I had a visit yesterday from Jerry Marti from Washington. Jerry is writing a history of CLL and he interviewed me for 3 hours in my office. By interviewing senior figures he is able to get a seecond-hand look at the truly greats like Davic Galton who are no longer with us.
David was one of the FAB group (French-American-British) who defined many of the malignant hematology diseases that we treat today. My link to David was via Ghulam Mufti, who was my research fellow for 6 years in the 1980s. Ghulam, who is now a Professor of Haematology at Kings Collge London, was a young fellow at the time and we had received a research grant from the the LRF for me to supervise him in research into MDS. One of the specifications of the grant was that we should both learn from David Galton and so we had regular trips to the Hammersmith hospital where David would serve us Darjeeling tea and teach us from his vast experience. Any case we mentioned would trigger a memory and he would pull down a blue notebook in which he had kept a record of a similar case.
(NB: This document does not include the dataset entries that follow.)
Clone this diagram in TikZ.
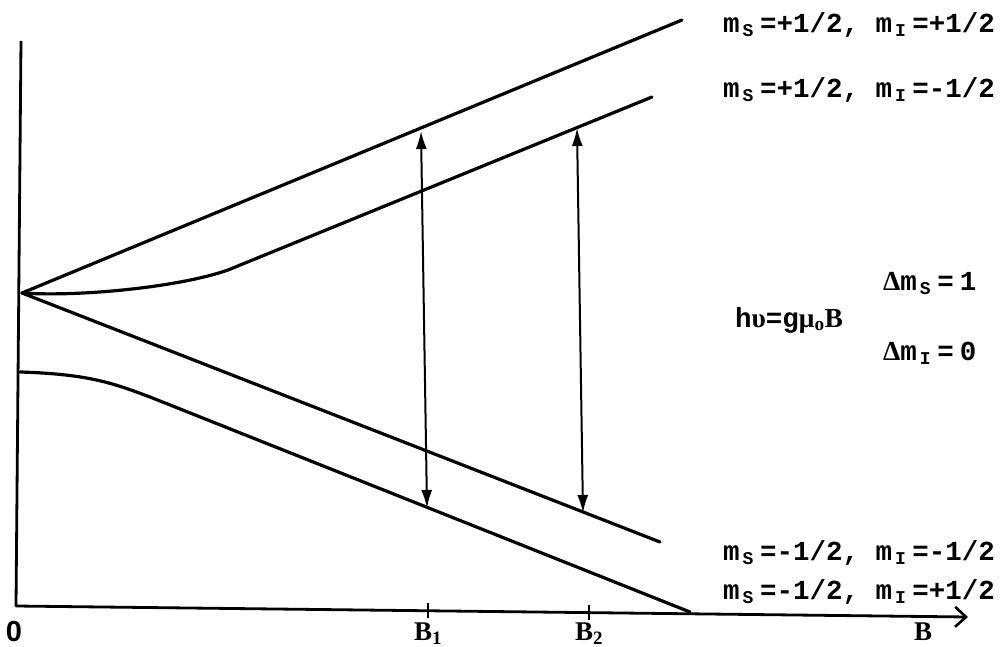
\documentclass[tikz,border=0pt]{standalone}
\usepackage{fontspec}
\setmainfont{Liberation Serif}
\newfontfamily\monofam{Liberation Mono}
\newfontfamily\sansfam{Liberation Sans}
\usetikzlibrary{arrows.meta}
\newcommand{\qsub}[1]{\kern3pt\raisebox{-4pt}{\fontsize{18}{18}\selectfont #1}\kern6.5pt}
\begin{document}
\begin{tikzpicture}[x=1pt,y=-1pt,
  level/.style={line width=3.2pt,line cap=round,line join=round},
  axisline/.style={line width=2.8pt,line join=round},
  trans/.style={line width=2pt},
  tick/.style={line width=2pt},
  statelbl/.style={anchor=west,inner sep=0pt,font=\monofam\bfseries\fontsize{27.5}{30}\selectfont},
  axlbl/.style={inner sep=0pt,font=\bfseries\fontsize{27}{30}\selectfont}]
\useasboundingbox (0,0) rectangle (1003,647);
% axes
\coordinate (ytop) at (21,41);
\coordinate (orig) at (16,606);
\coordinate (xend) at (968,617);
\draw[axisline,-{Straight Barb[length=11pt,width=20pt,line width=2.6pt]}] (ytop) -- (orig) -- (xend);
% energy levels
\coordinate (Z) at (22,293);
\coordinate (L1end) at (682,20);
\coordinate (L2end) at (652,97);
\coordinate (L3end) at (660,542);
\coordinate (L4start) at (20,372);
\coordinate (L4end) at (690,612);
\draw[level] (Z) -- (L1end);
\draw[level] (Z) .. controls (80,297) and (180,287) .. (228,270) -- (L2end);
\draw[level] (Z) -- (L3end);
\draw[level] (L4start) .. controls (90,374) and (115,384) .. (150,397) -- (L4end);
% transitions
\coordinate (a1) at (421,131);
\coordinate (b1) at (427,508);
\coordinate (a2) at (577,128);
\coordinate (b2) at (583,513);
\draw[trans,{Latex[length=18pt,width=11pt]}-{Latex[length=18pt,width=11pt]}] (a1) -- (b1);
\draw[trans,{Latex[length=18pt,width=11pt]}-{Latex[length=18pt,width=11pt]}] (a2) -- (b2);
% ticks
\coordinate (t1a) at (428,603);
\coordinate (t1b) at (428,618);
\coordinate (t2a) at (589,605);
\coordinate (t2b) at (589,620);
\draw[tick] (t1a) -- (t1b);
\draw[tick] (t2a) -- (t2b);
% labels
\node[inner sep=0pt,font=\sansfam\bfseries\fontsize{29}{32}\selectfont] (zero) at (14,632) {0};
\node[axlbl] (lB1) at (428,634) {B\textsubscript{1}};
\node[axlbl] (lB2) at (589,634) {B\textsubscript{2}};
\node[axlbl] (lB) at (923,632) {B};
\node[statelbl] (s1) at (723,25) {m\qsub{S}=+1/2, m\qsub{I}=+1/2};
\node[statelbl] (s2) at (723,90) {m\qsub{S}=+1/2, m\qsub{I}=-1/2};
\node[statelbl] (s3) at (723,553) {m\qsub{S}=-1/2, m\qsub{I}=-1/2};
\node[statelbl] (s4) at (723,592) {m\qsub{S}=-1/2, m\qsub{I}=+1/2};
\node[statelbl] (res) at (735,320) {h{\rmfamily υ}=g{\rmfamily μ\textsubscript{o}B}};
\node[statelbl] (dms) at (883,284) {{\rmfamily Δ}m\qsub{S}=\kern6pt1};
\node[statelbl] (dmi) at (883,353) {{\rmfamily Δ}m\qsub{I}=\kern6pt0};
\end{tikzpicture}
\end{document}
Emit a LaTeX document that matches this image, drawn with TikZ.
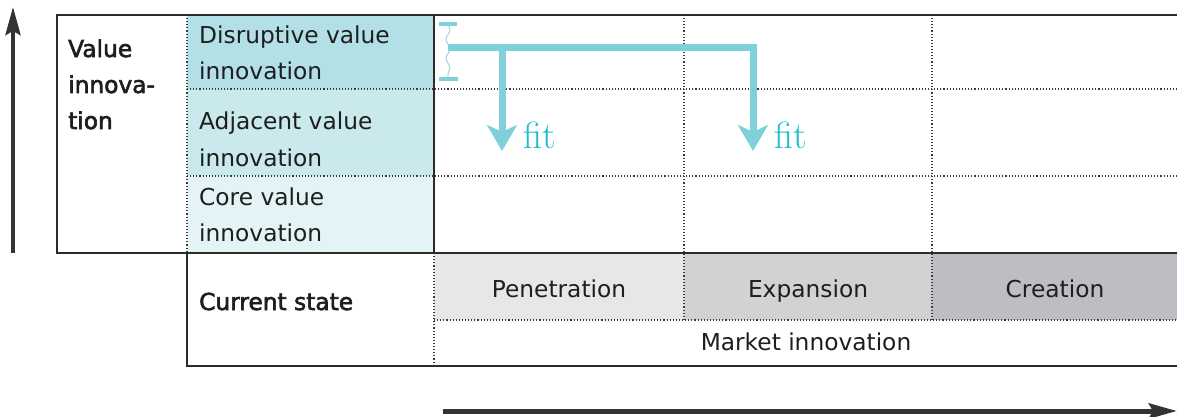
\documentclass[tikz,border=0pt]{standalone}
\usepackage{fontspec}
\setmainfont{DejaVu Sans}
\newfontfamily\medfont{DejaVu Sans}[FakeBold=2.5]
\newfontfamily\slabfont{Latin Modern Roman}
\usetikzlibrary{arrows.meta,decorations.pathmorphing}

\definecolor{rule}{HTML}{2B2B2B}
\definecolor{ink}{HTML}{1E1E1E}
\definecolor{dots}{HTML}{3A3A3A}
\definecolor{disrupt}{HTML}{B3DFE6}
\definecolor{adjac}{HTML}{C9E9ED}
\definecolor{corev}{HTML}{E3F3F6}
\definecolor{penet}{HTML}{E6E7E8}
\definecolor{expan}{HTML}{D1D2D4}
\definecolor{creat}{HTML}{BDBEC1}
\definecolor{fitline}{HTML}{7FD0DA}
\definecolor{fittext}{HTML}{1FBCCB}
\definecolor{axis}{HTML}{333333}

\tikzset{
  solidrule/.style={draw=rule, line width=2.4pt},
  dotrule/.style={draw=dots, line width=1.1pt, dash pattern=on 1.1pt off 2pt},
  body/.style={font=\fontsize{23.3}{36}\selectfont, text=ink, inner sep=0pt},
  cell/.style={body, anchor=base west, align=left},
  header/.style={body, font=\medfont\fontsize{23.3}{36}\selectfont, anchor=base west, align=left},
  centred/.style={body, anchor=base},
  fitpath/.style={draw=fitline, line width=7pt, line join=miter},
  fithead/.style={-{Stealth[length=26pt 0,width=30pt 0,inset=7pt]}},
  fitlabel/.style={font=\slabfont\fontsize{38}{40}\selectfont, text=fittext, inner sep=0pt, anchor=base west},
  axisline/.style={draw=axis, line width=4pt, -{Stealth[length=28pt 0,width=15pt 0,inset=4pt]}},
}

\begin{document}
\begin{tikzpicture}[x=1pt,y=-1pt]
\useasboundingbox (0,0) rectangle (1177,417);

% cell fills
\fill[disrupt] (187,15) rectangle (434,89);
\fill[adjac]   (187,89) rectangle (434,176);
\fill[corev]   (187,176) rectangle (434,253);
\fill[penet]   (434,253) rectangle (684,320);
\fill[expan]   (684,253) rectangle (932,320);
\fill[creat]   (932,253) rectangle (1177,320);

% dotted inner grid
\draw[dotrule] (187,15) -- (187,253);
\draw[dotrule] (187,89) -- (1177,89);
\draw[dotrule] (187,176) -- (1177,176);
\draw[dotrule] (684,15) -- (684,320);
\draw[dotrule] (932,15) -- (932,320);
\draw[dotrule] (434,253) -- (434,366);
\draw[dotrule] (434,320) -- (1177,320);

% solid frame
\draw[solidrule] (1177,15) -- (57,15) -- (57,253) -- (1177,253);
\draw[solidrule] (434,15) -- (434,253);
\draw[solidrule] (187,253) -- (187,366) -- (1177,366);

% row and column labels (multi-line nodes sit on their last baseline)
\node[header] (valinno) at (68,129) {Value\\innova-\\tion};
\node[cell] (disruptive) at (199,80) {Disruptive value\\innovation};
\node[cell] (adjacent) at (199,166) {Adjacent value\\innovation};
\node[cell] (corevalue) at (199,241) {Core value\\innovation};
\node[header] (current) at (199,310) {Current state};
\node[centred] (penetration) at (559,297) {Penetration};
\node[centred] (expansion) at (808,297) {Expansion};
\node[centred] (creation) at (1055,297) {Creation};
\node[centred] (market) at (806,350) {Market innovation};

% range marker inside the top row
\coordinate (rtop) at (448,24);
\coordinate (rbot) at (448,79);
\draw[fitline, line width=4pt] (439,24) -- (457,24);
\draw[fitline, line width=4pt] (439,79) -- (458,79);
\draw[fitline, line width=0.8pt, decorate,
      decoration={snake, amplitude=2pt, segment length=19pt}] (rtop) -- (rbot);

% fit arrows
\coordinate (src) at (448,48);
\coordinate (j1) at (502,48);
\coordinate (j2) at (753,48);
\coordinate (t1) at (502,151);
\coordinate (t2) at (753,151);
\draw[fitpath, fithead] (src) -- (j2) -- (t2);
\draw[fitpath, fithead] (j1) -- (t1);
\node[fitlabel] (fit1) at (523,148) {fit};
\node[fitlabel] (fit2) at (774,148) {fit};

% axes
\coordinate (vbase) at (13,253);
\coordinate (vtip) at (13,7);
\coordinate (hbase) at (443,411);
\coordinate (htip) at (1177,411);
\draw[axisline] (vbase) -- (vtip);
\draw[axisline, line width=5pt] (hbase) -- (htip);
\end{tikzpicture}
\end{document}
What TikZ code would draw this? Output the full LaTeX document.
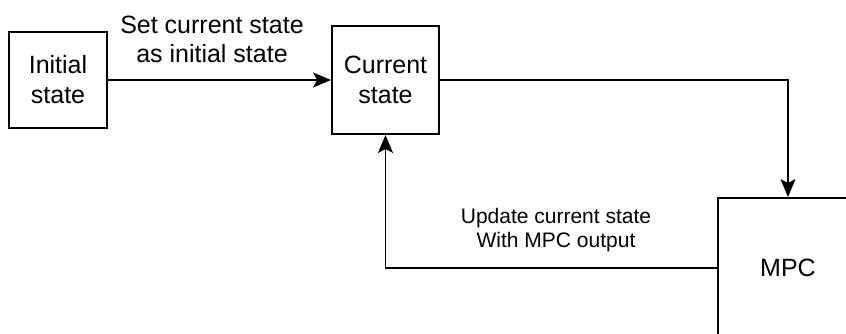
\documentclass[tikz,border=0pt]{standalone}
\usepackage{fontspec}
\setmainfont{Liberation Sans}
\usetikzlibrary{arrows.meta}
\begin{document}
\begin{tikzpicture}[x=1pt,y=-1pt,
  blk/.style={draw=black,line width=1.9pt,rectangle,inner sep=0pt,align=center,
    font=\fontsize{25}{30}\selectfont},
  conn/.style={draw=black,line width=1.9pt,-{Stealth[length=18pt,width=15pt,inset=4pt]}},
  lbl/.style={inner sep=0pt,align=center}]
\useasboundingbox (0,0) rectangle (846,333);
\clip (0,0) rectangle (846,333);
\node[blk,minimum width=98pt,minimum height=96pt] (init) at (58,80) {Initial\\state};
\node[blk,minimum width=107pt,minimum height=108pt] (cur) at (385.5,80) {Current\\state};
\node[blk,minimum width=140pt,minimum height=140pt] (mpc) at (788,268) {MPC};
\node[lbl,font=\fontsize{25}{29}\selectfont] (l1) at (212,39) {Set current state\\as initial state};
\node[lbl,font=\fontsize{21}{24}\selectfont] (l2) at (556,230) {Update current state\\With MPC output};
\draw[conn] (init.east) -- (cur.west);
\draw[conn] (cur.east) -| (mpc.north);
\draw[conn] (mpc.west) -| (cur.south);
\end{tikzpicture}
\end{document}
Of the other members of the FAB group, I, of course, know John Bennett very well since we jointly edit Leukemia Research, but I also met Claude Sultan fron the Henri Mondor hospital in Paris. I was attending the World Apheresis Association meeting in Dijon, when I was president of the European Haemapheresis Society. Claude picked me up at Gare de Nord off the Eurostar, took me to lunch (oysters), showed me over his hospital and then put me on the train at Gare de Lyons.